[What is asked]
From the listing below, copy word for word every line starting at the one that includes "Write a Python" and ending at the one that includes "plt.rcParams['font.family'] = ['Liberation"; the pictures are omitted.

------------------------------------------------

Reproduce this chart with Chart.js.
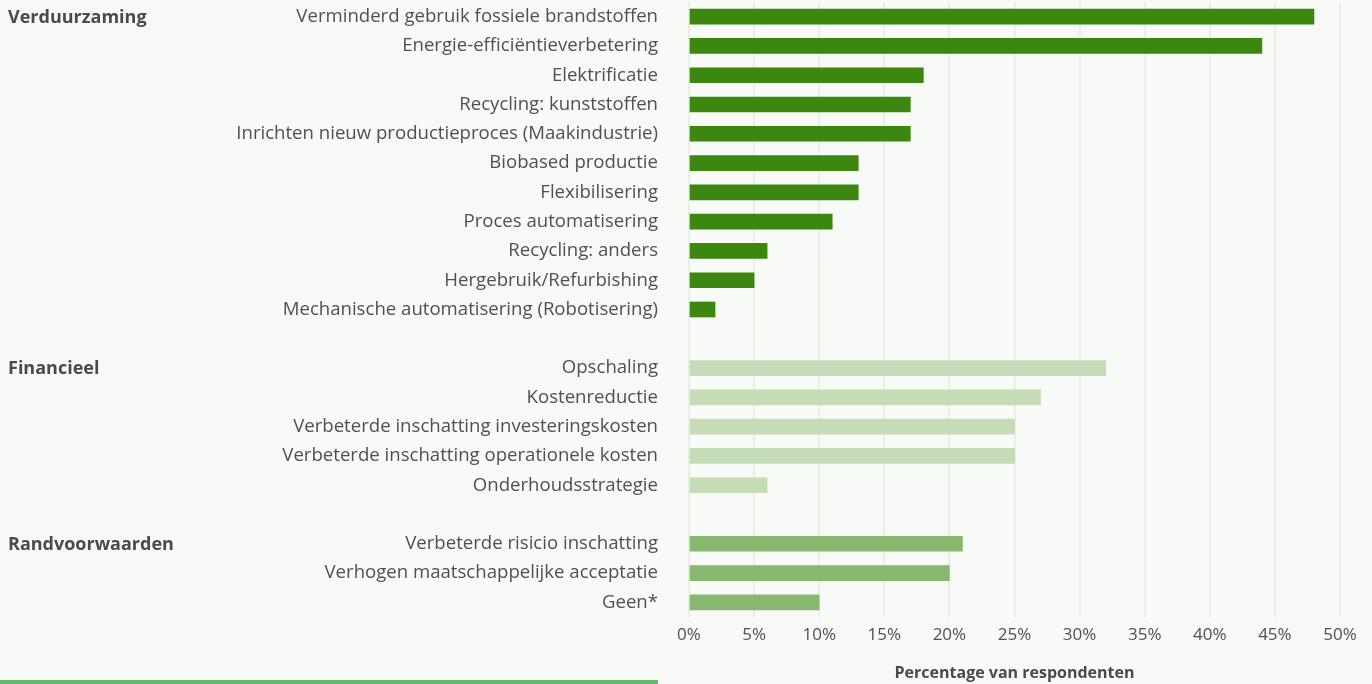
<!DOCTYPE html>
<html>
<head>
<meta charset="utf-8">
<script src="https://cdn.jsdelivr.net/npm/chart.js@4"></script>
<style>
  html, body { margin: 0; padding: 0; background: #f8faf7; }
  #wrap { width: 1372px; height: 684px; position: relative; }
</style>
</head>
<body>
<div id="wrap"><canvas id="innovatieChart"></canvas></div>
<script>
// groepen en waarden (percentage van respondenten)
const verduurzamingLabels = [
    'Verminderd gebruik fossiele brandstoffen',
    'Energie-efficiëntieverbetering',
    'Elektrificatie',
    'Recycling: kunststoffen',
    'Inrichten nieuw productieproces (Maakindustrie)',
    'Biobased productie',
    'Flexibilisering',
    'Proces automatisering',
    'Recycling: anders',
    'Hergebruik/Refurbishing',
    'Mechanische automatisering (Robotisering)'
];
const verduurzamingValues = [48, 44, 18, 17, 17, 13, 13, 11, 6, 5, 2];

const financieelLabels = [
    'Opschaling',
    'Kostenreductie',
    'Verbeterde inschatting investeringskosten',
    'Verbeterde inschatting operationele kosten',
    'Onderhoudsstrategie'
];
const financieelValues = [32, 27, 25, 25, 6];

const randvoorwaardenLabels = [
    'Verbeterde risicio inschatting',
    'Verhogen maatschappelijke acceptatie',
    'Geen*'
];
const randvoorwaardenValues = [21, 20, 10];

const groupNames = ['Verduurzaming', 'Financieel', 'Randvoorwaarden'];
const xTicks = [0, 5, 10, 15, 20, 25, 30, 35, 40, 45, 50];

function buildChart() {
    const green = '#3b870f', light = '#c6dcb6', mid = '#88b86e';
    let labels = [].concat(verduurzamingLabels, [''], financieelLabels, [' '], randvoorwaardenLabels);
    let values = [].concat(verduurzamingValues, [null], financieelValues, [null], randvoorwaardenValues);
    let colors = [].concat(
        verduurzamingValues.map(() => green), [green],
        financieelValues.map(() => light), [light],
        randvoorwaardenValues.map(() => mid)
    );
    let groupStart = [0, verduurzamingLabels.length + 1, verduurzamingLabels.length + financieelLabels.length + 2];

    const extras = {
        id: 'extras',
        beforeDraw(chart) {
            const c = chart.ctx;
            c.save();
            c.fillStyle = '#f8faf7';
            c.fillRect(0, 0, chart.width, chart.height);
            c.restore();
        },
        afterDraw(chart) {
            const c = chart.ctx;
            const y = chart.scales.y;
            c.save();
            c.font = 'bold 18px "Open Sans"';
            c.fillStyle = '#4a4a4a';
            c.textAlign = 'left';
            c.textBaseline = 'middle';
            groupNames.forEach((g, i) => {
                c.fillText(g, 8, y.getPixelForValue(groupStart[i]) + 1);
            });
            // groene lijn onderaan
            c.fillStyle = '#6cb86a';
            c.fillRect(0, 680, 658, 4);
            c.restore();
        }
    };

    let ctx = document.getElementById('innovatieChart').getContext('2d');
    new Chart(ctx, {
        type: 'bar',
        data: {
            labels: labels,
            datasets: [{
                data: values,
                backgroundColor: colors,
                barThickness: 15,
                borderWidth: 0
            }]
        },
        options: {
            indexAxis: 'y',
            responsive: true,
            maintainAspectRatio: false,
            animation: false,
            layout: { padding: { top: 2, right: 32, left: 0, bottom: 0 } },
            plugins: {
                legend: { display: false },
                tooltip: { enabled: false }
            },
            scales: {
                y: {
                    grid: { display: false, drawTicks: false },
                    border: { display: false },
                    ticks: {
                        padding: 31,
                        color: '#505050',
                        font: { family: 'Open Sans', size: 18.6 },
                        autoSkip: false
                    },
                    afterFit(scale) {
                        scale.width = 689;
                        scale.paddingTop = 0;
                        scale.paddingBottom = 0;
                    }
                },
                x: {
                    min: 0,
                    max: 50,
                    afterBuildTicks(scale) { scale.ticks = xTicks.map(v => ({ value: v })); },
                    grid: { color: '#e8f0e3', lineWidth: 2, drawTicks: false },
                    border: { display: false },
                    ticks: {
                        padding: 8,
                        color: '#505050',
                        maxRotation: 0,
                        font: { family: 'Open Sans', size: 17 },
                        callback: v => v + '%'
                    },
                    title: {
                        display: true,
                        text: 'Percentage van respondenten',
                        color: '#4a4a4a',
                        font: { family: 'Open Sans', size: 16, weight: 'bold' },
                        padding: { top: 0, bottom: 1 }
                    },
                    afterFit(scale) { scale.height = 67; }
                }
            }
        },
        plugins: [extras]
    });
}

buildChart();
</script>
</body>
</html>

------------------------------------------------

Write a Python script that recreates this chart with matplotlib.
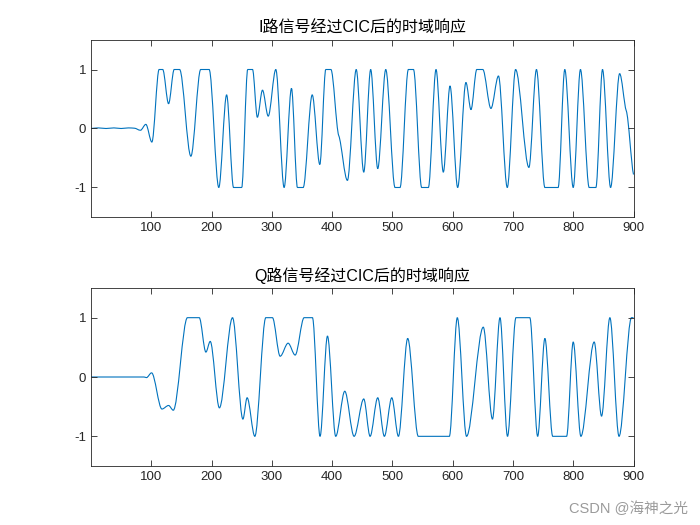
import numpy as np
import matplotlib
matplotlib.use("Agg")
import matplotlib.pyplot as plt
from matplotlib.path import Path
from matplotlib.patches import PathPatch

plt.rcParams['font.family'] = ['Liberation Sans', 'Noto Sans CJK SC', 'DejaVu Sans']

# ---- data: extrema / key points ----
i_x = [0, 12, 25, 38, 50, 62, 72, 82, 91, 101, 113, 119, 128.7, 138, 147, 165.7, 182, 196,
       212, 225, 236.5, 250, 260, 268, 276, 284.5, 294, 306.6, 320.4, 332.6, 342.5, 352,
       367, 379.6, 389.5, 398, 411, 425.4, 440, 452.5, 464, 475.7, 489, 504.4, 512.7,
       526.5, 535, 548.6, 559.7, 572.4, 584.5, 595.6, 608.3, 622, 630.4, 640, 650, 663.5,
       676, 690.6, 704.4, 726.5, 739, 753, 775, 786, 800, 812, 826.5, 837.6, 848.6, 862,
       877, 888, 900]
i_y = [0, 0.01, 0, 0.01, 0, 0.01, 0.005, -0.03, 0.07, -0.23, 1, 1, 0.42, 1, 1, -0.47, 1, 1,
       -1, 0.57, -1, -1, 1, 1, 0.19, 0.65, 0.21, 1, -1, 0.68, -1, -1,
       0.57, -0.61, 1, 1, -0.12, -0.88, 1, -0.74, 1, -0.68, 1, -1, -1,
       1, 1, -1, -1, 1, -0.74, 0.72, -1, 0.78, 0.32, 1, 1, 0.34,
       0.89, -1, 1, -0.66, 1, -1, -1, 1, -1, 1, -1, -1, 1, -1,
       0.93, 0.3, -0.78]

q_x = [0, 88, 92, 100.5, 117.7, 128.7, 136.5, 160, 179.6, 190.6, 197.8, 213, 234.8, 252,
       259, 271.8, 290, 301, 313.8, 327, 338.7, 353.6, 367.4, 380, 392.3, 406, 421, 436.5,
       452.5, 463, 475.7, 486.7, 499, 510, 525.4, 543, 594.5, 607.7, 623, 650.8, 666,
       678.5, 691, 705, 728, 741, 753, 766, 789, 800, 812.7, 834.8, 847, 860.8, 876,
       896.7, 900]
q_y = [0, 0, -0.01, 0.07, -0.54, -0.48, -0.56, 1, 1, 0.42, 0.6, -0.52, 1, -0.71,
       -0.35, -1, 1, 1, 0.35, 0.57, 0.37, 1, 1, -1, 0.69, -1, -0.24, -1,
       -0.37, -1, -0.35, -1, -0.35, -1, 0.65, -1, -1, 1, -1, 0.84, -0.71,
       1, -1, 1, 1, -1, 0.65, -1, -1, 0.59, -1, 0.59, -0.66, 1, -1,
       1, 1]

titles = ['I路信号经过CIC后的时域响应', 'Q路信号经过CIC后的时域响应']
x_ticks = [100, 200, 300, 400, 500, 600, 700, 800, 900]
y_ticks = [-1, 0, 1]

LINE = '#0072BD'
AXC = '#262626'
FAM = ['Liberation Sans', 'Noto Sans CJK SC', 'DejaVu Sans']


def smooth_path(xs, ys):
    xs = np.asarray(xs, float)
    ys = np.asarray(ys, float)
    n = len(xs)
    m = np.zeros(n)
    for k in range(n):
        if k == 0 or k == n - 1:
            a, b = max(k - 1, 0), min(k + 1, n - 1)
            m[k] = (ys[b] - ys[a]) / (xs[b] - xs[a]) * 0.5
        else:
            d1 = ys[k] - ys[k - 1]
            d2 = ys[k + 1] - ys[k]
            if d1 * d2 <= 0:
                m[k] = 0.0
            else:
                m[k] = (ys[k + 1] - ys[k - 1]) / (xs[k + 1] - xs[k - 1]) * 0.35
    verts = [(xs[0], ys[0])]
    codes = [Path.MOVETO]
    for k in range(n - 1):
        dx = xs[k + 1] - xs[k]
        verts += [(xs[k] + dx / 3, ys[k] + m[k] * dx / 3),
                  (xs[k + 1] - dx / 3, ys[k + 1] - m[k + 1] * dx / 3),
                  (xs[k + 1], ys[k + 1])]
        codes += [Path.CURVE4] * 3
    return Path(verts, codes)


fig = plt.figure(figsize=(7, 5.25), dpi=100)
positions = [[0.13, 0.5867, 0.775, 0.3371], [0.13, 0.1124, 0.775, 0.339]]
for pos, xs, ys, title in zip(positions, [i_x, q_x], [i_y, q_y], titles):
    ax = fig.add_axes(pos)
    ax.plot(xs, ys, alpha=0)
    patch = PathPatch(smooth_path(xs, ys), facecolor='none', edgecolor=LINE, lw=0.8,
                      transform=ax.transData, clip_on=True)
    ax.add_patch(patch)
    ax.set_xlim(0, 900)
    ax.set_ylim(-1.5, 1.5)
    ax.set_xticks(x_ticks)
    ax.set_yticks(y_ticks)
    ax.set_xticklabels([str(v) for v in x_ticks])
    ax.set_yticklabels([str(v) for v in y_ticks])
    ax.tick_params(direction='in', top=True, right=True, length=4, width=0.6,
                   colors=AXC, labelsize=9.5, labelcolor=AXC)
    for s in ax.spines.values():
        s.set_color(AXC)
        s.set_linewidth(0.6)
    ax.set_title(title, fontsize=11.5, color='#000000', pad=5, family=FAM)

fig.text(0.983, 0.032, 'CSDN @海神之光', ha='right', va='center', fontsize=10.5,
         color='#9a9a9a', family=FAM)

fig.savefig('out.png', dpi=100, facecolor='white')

------------------------------------------------

[Written reply]
Write a Python script that recreates this chart with matplotlib.
import numpy as np
import matplotlib
matplotlib.use("Agg")
import matplotlib.pyplot as plt
from matplotlib.path import Path
from matplotlib.patches import PathPatch

plt.rcParams['font.family'] = ['Liberation Sans', 'Noto Sans CJK SC', 'DejaVu Sans']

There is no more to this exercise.